Aspiramos a seguir mejorando nuestras condiciones de vida para dejar atrás definitivamente la mera supervivencia (junto a la necesidad de dominación asociada a ella) y tener otro tipo de existencia menos ligada al trabajo como fuente de sentido. Por eso esta cita, pronunciada por un robot que trasciende el propósito laboral para el que fue concebido, refleja bien nuestro tiempo. Principalmente porque ayuda a liberarnos del miedo milenario al esclavo resentido que, obligado a trabajar, se rebela y quiere hacernos daño. Para dejar de temer a los robots primero es necesario que dejemos de imaginarlos para el fin para el que fueron creados.
Pero sería apresurado pensar que la forma en la que autores como Becky Chambers empiezan a representarlos es la última y definitiva. Solo ahora que la inteligencia artificial y la robótica están empezando a salir de su infancia es cuando la ciencia ficción que los representa también puede empezar a hacerlo, y el suyo es un paso más en esa dirección. Si nos cuesta saber por dónde seguir siempre puede servirnos de inspiración ese escritor colosal, también checo, al que siempre volvemos y reinterpretamos cuando buscamos indagar en los interrogantes de nuestra época, Franz Kafka.

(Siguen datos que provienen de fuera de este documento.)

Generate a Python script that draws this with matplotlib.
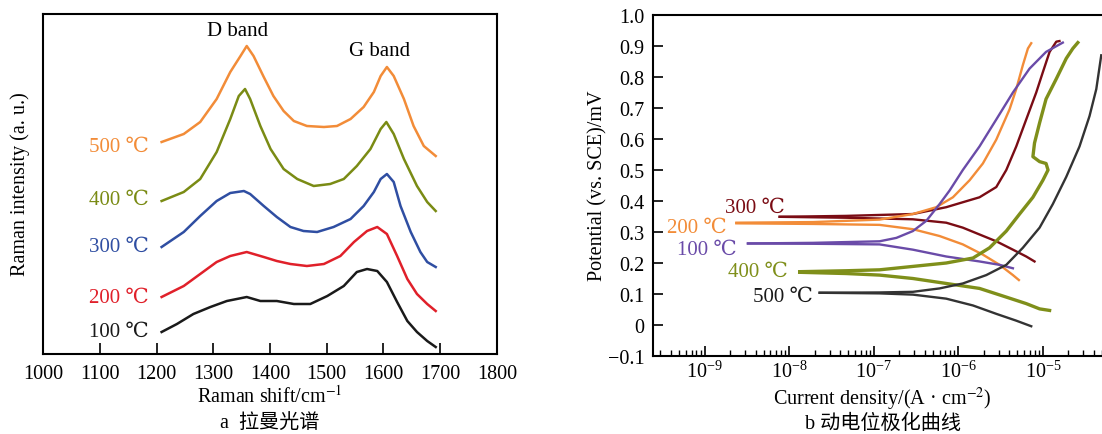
import numpy as np
import matplotlib
matplotlib.use("Agg")
from matplotlib import pyplot as plt
from matplotlib.ticker import LogLocator, NullFormatter, FixedLocator

plt.rcParams['font.family'] = ['Liberation Serif', 'DejaVu Serif', 'Noto Sans CJK SC']
plt.rcParams['mathtext.fontset'] = 'stix'
plt.rcParams['axes.unicode_minus'] = True

# ---- panel a: Raman spectra (shift in cm-1, intensity in a.u.)
shift_500 = [1209, 1248, 1277, 1306, 1330, 1348, 1359, 1371, 1389, 1406, 1424, 1442, 1465,
             1495, 1518, 1542, 1565, 1583, 1595, 1606, 1618, 1636, 1653, 1671, 1692]
int_500 = [212, 220, 232, 255, 282, 298, 308, 298, 277, 258, 243, 233, 228,
           227, 228, 235, 247, 262, 278, 287, 278, 255, 228, 208, 198]
shift_400 = [1209, 1248, 1277, 1306, 1330, 1345, 1356, 1365, 1383, 1401, 1424, 1448,
             1477, 1506, 1530, 1553, 1577, 1595, 1605, 1618, 1636, 1659, 1677, 1692]
int_400 = [153, 162, 175, 202, 235, 258, 265, 255, 228, 205, 185, 175,
           168, 170, 175, 188, 205, 225, 232, 220, 195, 168, 152, 143]
shift_300 = [1209, 1248, 1277, 1306, 1330, 1354, 1365, 1389, 1412, 1436, 1459, 1483,
             1512, 1542, 1565, 1583, 1595, 1606, 1618, 1630, 1648, 1665, 1677, 1692]
int_300 = [107, 122, 138, 153, 161, 163, 160, 148, 137, 127, 123, 122,
           127, 135, 148, 162, 175, 180, 172, 148, 122, 102, 92, 87]
shift_200 = [1209, 1248, 1277, 1306, 1330, 1359, 1389, 1412, 1436, 1465, 1495,
             1524, 1548, 1571, 1589, 1606, 1624, 1642, 1659, 1677, 1692]
int_200 = [57, 68, 80, 92, 98, 102, 97, 93, 90, 88, 90,
           98, 112, 123, 127, 120, 98, 75, 60, 50, 43]
shift_100 = [1209, 1236, 1265, 1295, 1324, 1359, 1383, 1412, 1442, 1471, 1501,
             1530, 1553, 1571, 1589, 1606, 1624, 1642, 1659, 1677, 1692]
int_100 = [22, 30, 40, 47, 53, 57, 53, 53, 50, 50, 58,
           68, 82, 85, 83, 72, 52, 33, 22, 13, 7]

raman_labels = ['500 ℃', '400 ℃', '300 ℃', '200 ℃', '100 ℃']
raman_colors = ['#F28C38', '#7A8B14', '#2F4EA2', '#E0202A', '#1A1A1A']

# ---- panel b: polarization curves (current density A/cm2, potential V)
a300_i = [7.71e-9, 4.73e-8, 2.90e-7, 7.19e-7, 1.13e-6, 1.78e-6, 2.81e-6, 3.69e-6, 4.84e-6,
          6.35e-6, 8.34e-6, 1.00e-5, 1.20e-5, 1.44e-5, 1.57e-5]
a300_v = [0.349, 0.352, 0.358, 0.380, 0.396, 0.412, 0.445, 0.500, 0.576,
          0.663, 0.750, 0.816, 0.881, 0.914, 0.916]
c300_i = [7.71e-9, 4.73e-8, 2.90e-7, 7.19e-7, 1.13e-6, 1.78e-6, 2.81e-6, 4.42e-6, 6.35e-6, 7.96e-6]
c300_v = [0.349, 0.346, 0.341, 0.330, 0.314, 0.292, 0.270, 0.243, 0.221, 0.205]

a200_i = [2.37e-9, 1.91e-8, 1.17e-7, 2.90e-7, 5.48e-7, 8.63e-7, 1.36e-6, 1.95e-6, 2.81e-6,
          4.04e-6, 4.84e-6, 5.79e-6, 6.65e-6, 7.28e-6]
a200_v = [0.330, 0.332, 0.340, 0.358, 0.380, 0.412, 0.467, 0.521, 0.598,
          0.696, 0.761, 0.838, 0.892, 0.909]
c200_i = [2.37e-9, 1.91e-8, 1.17e-7, 2.90e-7, 6.00e-7, 1.13e-6, 1.95e-6, 3.08e-6, 4.42e-6, 5.20e-6]
c200_v = [0.328, 0.326, 0.323, 0.309, 0.287, 0.260, 0.227, 0.194, 0.161, 0.145]

a100_i = [3.25e-9, 1.91e-8, 1.17e-7, 1.85e-7, 2.90e-7, 4.18e-7, 6.00e-7, 7.89e-7, 1.13e-6,
          1.78e-6, 2.81e-6, 4.42e-6, 6.95e-6, 1.09e-5, 1.72e-5]
a100_v = [0.263, 0.265, 0.270, 0.281, 0.303, 0.336, 0.390, 0.434, 0.500,
          0.576, 0.663, 0.750, 0.827, 0.881, 0.911]
c100_i = [3.25e-9, 1.91e-8, 1.17e-7, 2.90e-7, 7.19e-7, 1.78e-6, 3.08e-6, 4.42e-6]
c100_v = [0.263, 0.262, 0.260, 0.243, 0.221, 0.205, 0.194, 0.183]

a400_i = [1.33e-8, 4.73e-8, 1.17e-7, 2.90e-7, 7.19e-7, 1.49e-6, 2.34e-6, 3.69e-6, 5.30e-6,
          7.62e-6, 1.00e-5, 1.15e-5, 1.09e-5, 9.14e-6, 7.62e-6, 7.96e-6, 9.14e-6, 1.09e-5,
          1.44e-5, 1.89e-5, 2.26e-5, 2.59e-5]
a400_v = [0.172, 0.175, 0.178, 0.189, 0.200, 0.216, 0.249, 0.303, 0.358,
          0.412, 0.467, 0.500, 0.521, 0.527, 0.543, 0.587, 0.652, 0.729,
          0.794, 0.860, 0.892, 0.911]
c400_i = [1.33e-8, 4.73e-8, 1.17e-7, 2.90e-7, 7.19e-7, 1.78e-6, 3.69e-6, 6.35e-6, 9.14e-6, 1.20e-5]
c400_v = [0.170, 0.166, 0.161, 0.150, 0.134, 0.118, 0.090, 0.069, 0.052, 0.047]

a500_i = [2.29e-8, 1.17e-7, 2.90e-7, 6.00e-7, 1.13e-6, 2.14e-6, 3.69e-6, 5.79e-6, 9.14e-6,
          1.31e-5, 1.89e-5, 2.71e-5, 3.56e-5, 4.28e-5, 4.90e-5]
a500_v = [0.104, 0.105, 0.107, 0.118, 0.134, 0.161, 0.194, 0.249, 0.314,
          0.390, 0.478, 0.576, 0.674, 0.761, 0.870]
c500_i = [2.29e-8, 1.17e-7, 2.90e-7, 7.19e-7, 1.49e-6, 2.81e-6, 4.84e-6, 7.28e-6]
c500_v = [0.104, 0.102, 0.098, 0.085, 0.063, 0.036, 0.014, -0.004]

pol_colors = {'300': '#7A0C14', '200': '#F28C38', '100': '#6A4BA8', '400': '#7F8F1A', '500': '#333333'}

FS = 14.5

fig = plt.figure(figsize=(11.02, 4.35), dpi=100)

# ================= panel a
ax1 = fig.add_axes([43 / 1102, 1 - 355 / 435, 454 / 1102, 340 / 435])
spectra = [(shift_500, int_500), (shift_400, int_400), (shift_300, int_300),
           (shift_200, int_200), (shift_100, int_100)]
for (s, y), c in zip(spectra, raman_colors):
    ax1.plot(s, y, color=c, lw=1.8)
ax1.set_xlim(1000, 1800)
ax1.set_ylim(0, 340)
ax1.set_xticks(np.arange(1000, 1801, 100))
ax1.set_yticks([])
ax1.tick_params(axis='x', direction='in', length=8, width=1.2, labelsize=FS, pad=7)
for sp in ax1.spines.values():
    sp.set_linewidth(1.5)

label_y = [208, 155, 108, 57, 23]
for lab, yy, c in zip(raman_labels, label_y, raman_colors):
    ax1.text(1187, yy, lab, color=c, fontsize=FS + 0.5, ha='right', va='center')
ax1.text(1342, 323, 'D band', fontsize=FS + 0.5, ha='center', va='center')
ax1.text(1593, 303, 'G band', fontsize=FS + 0.5, ha='center', va='center')

fig.text(20 / 1102, 1 - 184 / 435, 'Raman intensity (a. u.)', rotation=90,
         ha='center', va='center', fontsize=FS)
fig.text(270 / 1102, 1 - 397 / 435, 'Raman shift/cm$^{-1}$', ha='center', va='center', fontsize=FS)
fig.text(270 / 1102, 1 - 423 / 435, 'a  拉曼光谱', ha='center', va='center', fontsize=FS)

# ================= panel b
ax2 = fig.add_axes([653 / 1102, 1 - 357 / 435, 449 / 1102, 341 / 435])
curves = [('300', a300_i, a300_v, c300_i, c300_v),
          ('200', a200_i, a200_v, c200_i, c200_v),
          ('100', a100_i, a100_v, c100_i, c100_v),
          ('400', a400_i, a400_v, c400_i, c400_v),
          ('500', a500_i, a500_v, c500_i, c500_v)]
for key, ai, av, ci, cv in curves:
    lw = 2.4 if key == '400' else 1.7
    ax2.plot(ai, av, color=pol_colors[key], lw=lw)
    ax2.plot(ci, cv, color=pol_colors[key], lw=lw)

ax2.set_xscale('log')
ax2.set_xlim(2.45e-10, 5.0e-5)
ax2.set_ylim(-0.1, 1.0)
ax2.xaxis.set_major_locator(FixedLocator([1e-9, 1e-8, 1e-7, 1e-6, 1e-5]))
ax2.xaxis.set_minor_locator(LogLocator(base=10, subs=np.arange(2, 10)))
ax2.xaxis.set_minor_formatter(NullFormatter())
yt = np.round(np.arange(-0.1, 1.01, 0.1), 1)
ax2.set_yticks(yt)
ax2.set_yticklabels(['0' if v == 0 else ('\u22120.1' if v < 0 else f'{v:.1f}') for v in yt])
ax2.tick_params(axis='both', which='major', direction='in', length=7, width=1.2,
                labelsize=FS, pad=6)
ax2.tick_params(axis='x', which='major', pad=3)
ax2.tick_params(axis='x', which='minor', direction='in', length=4, width=1.0)
ax2.spines['right'].set_visible(False)
for sp in ['left', 'top', 'bottom']:
    ax2.spines[sp].set_linewidth(1.5)

ax2.text(8.85e-9, 0.38, '300 ℃', color=pol_colors['300'], fontsize=FS + 0.5, ha='right', va='center')
ax2.text(1.82e-9, 0.314, '200 ℃', color=pol_colors['200'], fontsize=FS + 0.5, ha='right', va='center')
ax2.text(2.4e-9, 0.245, '100 ℃', color=pol_colors['100'], fontsize=FS + 0.5, ha='right', va='center')
ax2.text(9.55e-9, 0.173, '400 ℃', color=pol_colors['400'], fontsize=FS + 0.5, ha='right', va='center')
ax2.text(1.9e-8, 0.092, '500 ℃', color='#1A1A1A', fontsize=FS + 0.5, ha='right', va='center')

fig.text(598 / 1102, 1 - 186 / 435, 'Potential (vs. SCE)/mV', rotation=90,
         ha='center', va='center', fontsize=FS)
fig.text(882 / 1102, 1 - 399 / 435, 'Current density/(A · cm$^{-2}$)', ha='center', va='center', fontsize=FS)
fig.text(883 / 1102, 1 - 424 / 435, 'b 动电位极化曲线', ha='center', va='center', fontsize=FS)

fig.savefig('out.png', dpi=100)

En una obra teatral de hace una década, por ejemplo, se adaptaba La metamorfosis sustituyendo al insecto en el que se convierte Gregorio Samsa en la novela por un androide. Por supuesto, la compañía teatral tras la obra era de Japón, uno de los países que mantienen uno de los vínculos más largos y estrechos con la robótica. Que la hayan abrazado de manera tan amigable y abierta, manteniendo al mismo tiempo una de las relaciones con el trabajo menos sanas del mundo contemporáneo, es una de esas contradicciones que desde la ciencia ficción serían dignas de abordarse.